[START Excerpted records]

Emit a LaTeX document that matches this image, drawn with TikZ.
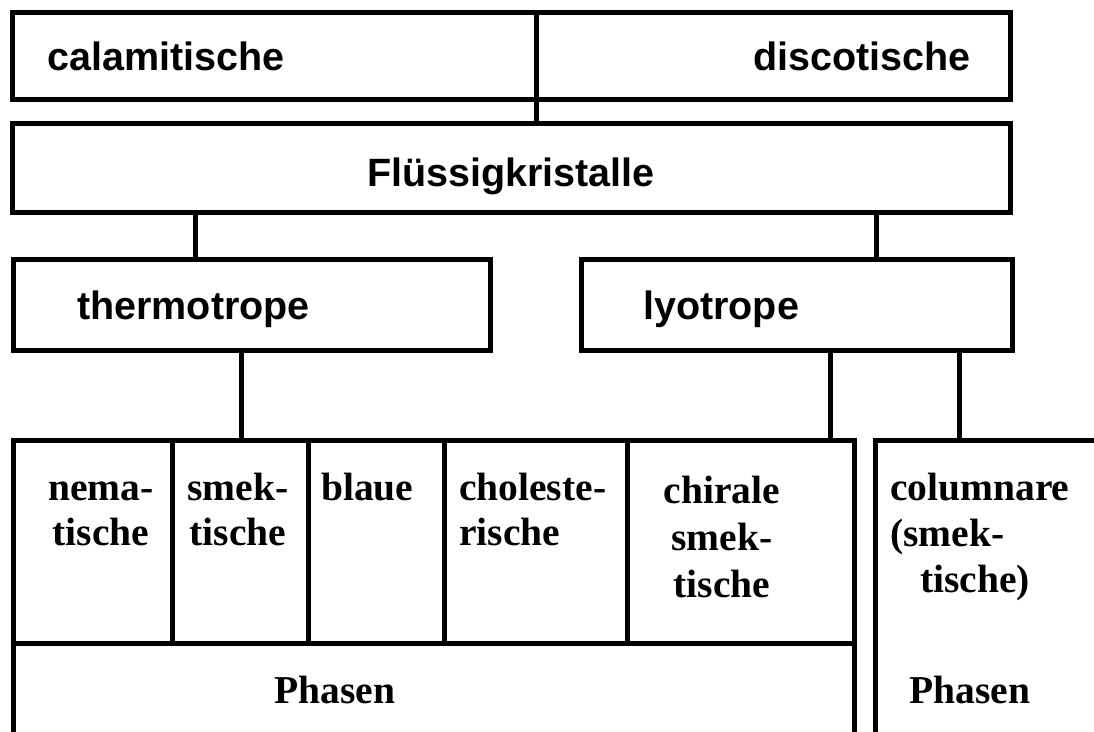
\documentclass[tikz,border=0pt]{standalone}
\usepackage{fontspec}
\setmainfont{Liberation Serif}
\setsansfont{Liberation Sans}

\begin{document}
\begin{tikzpicture}[x=1pt, y=-1pt,
    box/.style={draw, line width=5pt, inner sep=0pt},
    leitung/.style={line width=5pt},
    kopf/.style={font=\sffamily\bfseries\fontsize{39.5}{45}\selectfont, inner sep=0pt, anchor=base west},
    phase/.style={font=\bfseries\fontsize{39.5}{45}\selectfont, inner sep=0pt, anchor=base}]
  \useasboundingbox (0,0) rectangle (1094,731);
  \clip (0,0) rectangle (1094,731);
  % Kaesten
  \node[box, minimum width=998pt, minimum height=87pt] (klasse) at (511,55.5) {};
  \node[box, minimum width=998pt, minimum height=88.5pt] (fk) at (511,167.75) {};
  \node[box, minimum width=477pt, minimum height=91pt] (thermo) at (251.5,304.5) {};
  \node[box, minimum width=431pt, minimum height=91pt] (lyo) at (796.5,304.5) {};
  \node[box, minimum width=841pt, minimum height=360pt] (links) at (433.5,620.5) {};
  \node[box, minimum width=325pt, minimum height=360pt] (rechts) at (1038,620.5) {};
  % Verbindungen
  \coordinate (s1) at (536,0);
  \coordinate (s2) at (195,0);
  \coordinate (s3) at (876,0);
  \coordinate (s4) at (241,0);
  \coordinate (s5) at (830,0);
  \coordinate (s6) at (959.5,0);
  \coordinate (trenn) at (0,643);
  \draw[leitung] (klasse.north -| s1) -- (fk.north -| s1);
  \draw[leitung] (fk.south -| s2) -- (thermo.north -| s2);
  \draw[leitung] (fk.south -| s3) -- (lyo.north -| s3);
  \draw[leitung] (thermo.south -| s4) -- (links.north -| s4);
  \draw[leitung] (lyo.south -| s5) -- (links.north -| s5);
  \draw[leitung] (lyo.south -| s6) -- (rechts.north -| s6);
  \draw[leitung] (links.west |- trenn) -- (links.east |- trenn);
  \foreach \x in {172,308,444,627}
    \draw[leitung] (\x,440.5) -- (\x,643);
  % Beschriftung
  \node[kopf] (cal) at (47,70) {calamitische};
  \node[kopf, anchor=base east] (dis) at (971,70) {discotische};
  \node[kopf, anchor=base] (fktext) at (511,186) {Flüssigkristalle};
  \node[kopf] (thtext) at (77,319) {thermotrope};
  \node[kopf] (lytext) at (643,319) {lyotrope};
  % mehrzeilig: base = letzte Zeile
  \node[phase, align=center] (nem) at (101,545) {nema-\\tische};
  \node[phase, align=center] (smek) at (238,545) {smek-\\tische};
  \node[phase, anchor=base west] (blau) at (321,500) {blaue};
  \node[phase, align=left, anchor=base west] (chol) at (459,545) {choleste-\\rische};
  \node[phase, align=center] (chir) at (722,597) {chirale\\[2pt]smek-\\[2pt]tische};
  \node[phase, align=left, anchor=base west] (col) at (890,592) {columnare\\[1pt](smek-\\[1pt]\hspace*{30pt}tische)};
  \node[phase] (ph1) at (335,703) {Phasen};
  \node[phase] (ph2) at (970,703) {Phasen};
\end{tikzpicture}
\end{document}
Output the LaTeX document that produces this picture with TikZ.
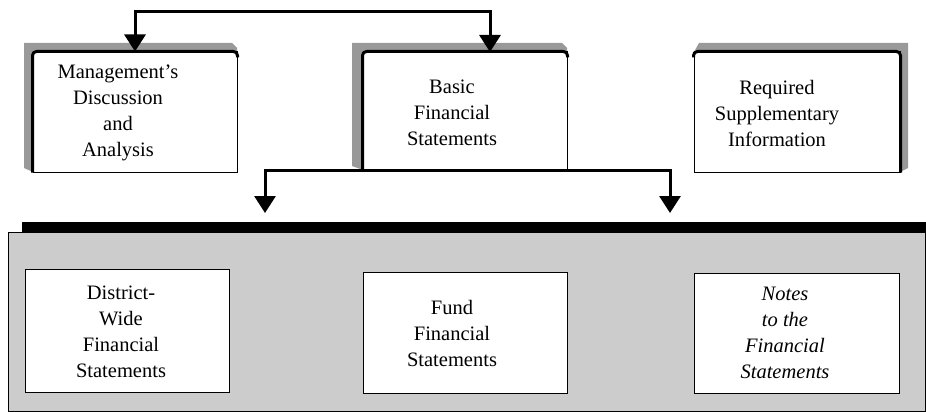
\documentclass[tikz,border=0pt]{standalone}
\usepackage{fontspec}
\setmainfont{Liberation Serif}
\usetikzlibrary{arrows.meta,calc}
\begin{document}
\begin{tikzpicture}[x=1pt,y=-1pt,
  face/.style={draw=black, line width=1pt, fill=white, inner sep=0pt},
  lbl/.style={font=\fontsize{20.5}{26}\selectfont, align=center, inner sep=0pt},
  bevel/.style={fill=black!40},
  rim/.style={line width=3pt, rounded corners=4pt, line join=round},
  conn/.style={line width=3pt, line join=miter, {Triangle[width=21pt,length=17pt]}-{Triangle[width=21pt,length=17pt]}}
]
\useasboundingbox (0,0) rectangle (926,412);

% ---- top row ----
\fill[bevel] (24,43) -- (232,43) -- (237,48) -- (237,52) -- (33,52) -- (33,172) -- (24,168) -- cycle;
\node[face, minimum width=204pt, minimum height=120pt] (mda) at (135,112) {};
\draw[rim] (mda.south west) -- (mda.north west) -- (mda.north east) -- ++(0,6);
\node[lbl] (mdat) at (118,113) {Management's\\Discussion\\and\\Analysis};

\fill[bevel] (352,43) -- (562,43) -- (567,48) -- (567,52) -- (363,52) -- (363,170) -- (352,166) -- cycle;
\node[face, minimum width=204pt, minimum height=118pt] (bfs) at (465,111) {};
\draw[rim] (bfs.south west) -- (bfs.north west) -- (bfs.north east) -- ++(0,6);
\node[lbl] (bfst) at (452,113) {Basic\\Financial\\Statements};

\fill[bevel] (699,43) -- (908,43) -- (908,168) -- (900,172) -- (900,52) -- (694,52) -- cycle;
\node[face, minimum width=206pt, minimum height=120pt] (rsi) at (797,112) {};
\draw[rim] ($(rsi.north west)+(0,6)$) -- (rsi.north west) -- (rsi.north east) -- (rsi.south east);
\node[lbl] (rsit) at (777,113) {Required\\Supplementary\\Information};

% ---- connectors ----
\coordinate (topc) at (300,12);
\coordinate (bfsIn) at (490,52);
\draw[conn] (mda.north) |- (topc) -| (bfsIn);
\coordinate (t1) at (265,213);
\coordinate (t2) at (670,213);
\draw[conn] (t1) |- (bfs.south) -| (t2);

% ---- lower container ----
\node[draw=black, line width=0.6pt, fill=black!20, minimum width=917pt, minimum height=179pt, inner sep=0pt] (cont) at (466.5,321.5) {};
\fill[black] (22,222) rectangle (926,232);

\node[face, minimum width=204pt, minimum height=123pt] (dw) at (127,330.5) {};
\node[lbl] (dwt) at (121,332) {District-\\Wide\\Financial\\Statements};

\node[face, minimum width=204pt, minimum height=121pt] (fund) at (465,332.5) {};
\node[lbl] (fundt) at (452,333) {Fund\\Financial\\Statements};

\node[face, minimum width=205pt, minimum height=120pt] (notes) at (796.5,333) {};
\node[lbl, font=\fontsize{20.5}{26}\selectfont\itshape] (notest) at (785,333) {Notes\\to the\\Financial\\Statements};
\end{tikzpicture}
\end{document}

[END Excerpted records]

» Exercise aim: Lines containing the word "with" are to be counted in the listing; state their number alone.

» Task output: 2